**SUPPLIED INFORMATION**

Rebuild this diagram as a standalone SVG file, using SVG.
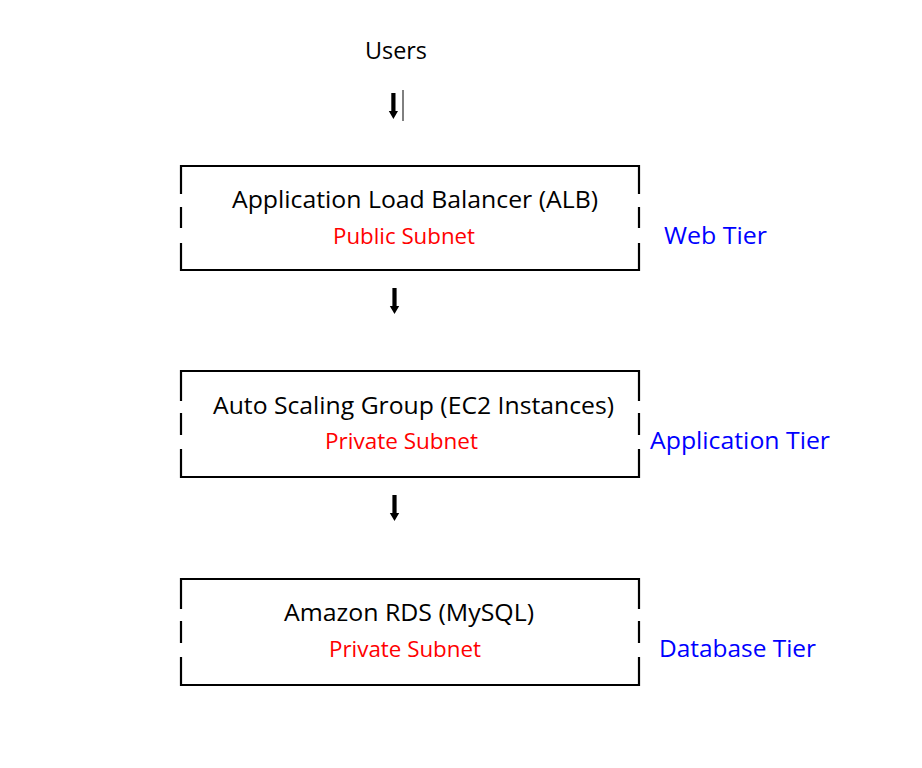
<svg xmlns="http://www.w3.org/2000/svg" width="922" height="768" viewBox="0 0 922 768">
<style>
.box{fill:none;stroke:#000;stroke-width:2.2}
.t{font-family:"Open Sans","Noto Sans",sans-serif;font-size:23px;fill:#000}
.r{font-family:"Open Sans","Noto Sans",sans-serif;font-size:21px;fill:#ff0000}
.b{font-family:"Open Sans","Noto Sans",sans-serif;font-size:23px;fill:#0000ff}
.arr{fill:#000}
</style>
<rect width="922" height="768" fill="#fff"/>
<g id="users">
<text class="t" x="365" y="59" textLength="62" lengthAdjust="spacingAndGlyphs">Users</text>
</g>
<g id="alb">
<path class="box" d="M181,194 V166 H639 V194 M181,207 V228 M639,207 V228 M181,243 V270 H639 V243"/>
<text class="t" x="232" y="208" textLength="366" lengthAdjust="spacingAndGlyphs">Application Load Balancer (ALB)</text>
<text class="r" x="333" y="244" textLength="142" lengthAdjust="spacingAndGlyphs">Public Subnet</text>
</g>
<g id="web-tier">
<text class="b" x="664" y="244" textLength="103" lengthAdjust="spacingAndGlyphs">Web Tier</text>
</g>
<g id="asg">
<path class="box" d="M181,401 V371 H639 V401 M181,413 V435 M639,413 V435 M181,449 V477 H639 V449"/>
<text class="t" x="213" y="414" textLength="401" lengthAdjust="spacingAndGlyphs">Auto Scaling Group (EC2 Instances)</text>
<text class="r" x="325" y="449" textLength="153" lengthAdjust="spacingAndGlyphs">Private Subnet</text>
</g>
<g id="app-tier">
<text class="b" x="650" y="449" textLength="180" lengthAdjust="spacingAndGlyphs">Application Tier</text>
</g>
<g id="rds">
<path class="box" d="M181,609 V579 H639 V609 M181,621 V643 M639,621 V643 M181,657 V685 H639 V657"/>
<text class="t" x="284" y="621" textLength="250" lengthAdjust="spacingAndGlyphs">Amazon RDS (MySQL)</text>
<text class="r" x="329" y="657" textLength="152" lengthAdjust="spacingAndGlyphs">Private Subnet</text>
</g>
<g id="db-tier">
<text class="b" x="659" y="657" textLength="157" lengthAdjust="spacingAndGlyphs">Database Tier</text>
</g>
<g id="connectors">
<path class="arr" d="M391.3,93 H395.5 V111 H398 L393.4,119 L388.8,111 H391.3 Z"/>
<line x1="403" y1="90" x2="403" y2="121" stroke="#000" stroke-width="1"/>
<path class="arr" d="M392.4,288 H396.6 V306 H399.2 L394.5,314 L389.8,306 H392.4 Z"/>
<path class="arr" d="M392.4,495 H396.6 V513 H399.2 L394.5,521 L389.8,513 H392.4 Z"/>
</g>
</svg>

**TASK GOAL**
Give back the whole listing as it stands, minus its pictures.

**TASK RESPONSE**
Rebuild this diagram as a standalone SVG file, using SVG.
<svg xmlns="http://www.w3.org/2000/svg" width="922" height="768" viewBox="0 0 922 768">
<style>
.box{fill:none;stroke:#000;stroke-width:2.2}
.t{font-family:"Open Sans","Noto Sans",sans-serif;font-size:23px;fill:#000}
.r{font-family:"Open Sans","Noto Sans",sans-serif;font-size:21px;fill:#ff0000}
.b{font-family:"Open Sans","Noto Sans",sans-serif;font-size:23px;fill:#0000ff}
.arr{fill:#000}
</style>
<rect width="922" height="768" fill="#fff"/>
<g id="users">
<text class="t" x="365" y="59" textLength="62" lengthAdjust="spacingAndGlyphs">Users</text>
</g>
<g id="alb">
<path class="box" d="M181,194 V166 H639 V194 M181,207 V228 M639,207 V228 M181,243 V270 H639 V243"/>
<text class="t" x="232" y="208" textLength="366" lengthAdjust="spacingAndGlyphs">Application Load Balancer (ALB)</text>
<text class="r" x="333" y="244" textLength="142" lengthAdjust="spacingAndGlyphs">Public Subnet</text>
</g>
<g id="web-tier">
<text class="b" x="664" y="244" textLength="103" lengthAdjust="spacingAndGlyphs">Web Tier</text>
</g>
<g id="asg">
<path class="box" d="M181,401 V371 H639 V401 M181,413 V435 M639,413 V435 M181,449 V477 H639 V449"/>
<text class="t" x="213" y="414" textLength="401" lengthAdjust="spacingAndGlyphs">Auto Scaling Group (EC2 Instances)</text>
<text class="r" x="325" y="449" textLength="153" lengthAdjust="spacingAndGlyphs">Private Subnet</text>
</g>
<g id="app-tier">
<text class="b" x="650" y="449" textLength="180" lengthAdjust="spacingAndGlyphs">Application Tier</text>
</g>
<g id="rds">
<path class="box" d="M181,609 V579 H639 V609 M181,621 V643 M639,621 V643 M181,657 V685 H639 V657"/>
<text class="t" x="284" y="621" textLength="250" lengthAdjust="spacingAndGlyphs">Amazon RDS (MySQL)</text>
<text class="r" x="329" y="657" textLength="152" lengthAdjust="spacingAndGlyphs">Private Subnet</text>
</g>
<g id="db-tier">
<text class="b" x="659" y="657" textLength="157" lengthAdjust="spacingAndGlyphs">Database Tier</text>
</g>
<g id="connectors">
<path class="arr" d="M391.3,93 H395.5 V111 H398 L393.4,119 L388.8,111 H391.3 Z"/>
<line x1="403" y1="90" x2="403" y2="121" stroke="#000" stroke-width="1"/>
<path class="arr" d="M392.4,288 H396.6 V306 H399.2 L394.5,314 L389.8,306 H392.4 Z"/>
<path class="arr" d="M392.4,495 H396.6 V513 H399.2 L394.5,521 L389.8,513 H392.4 Z"/>
</g>
</svg>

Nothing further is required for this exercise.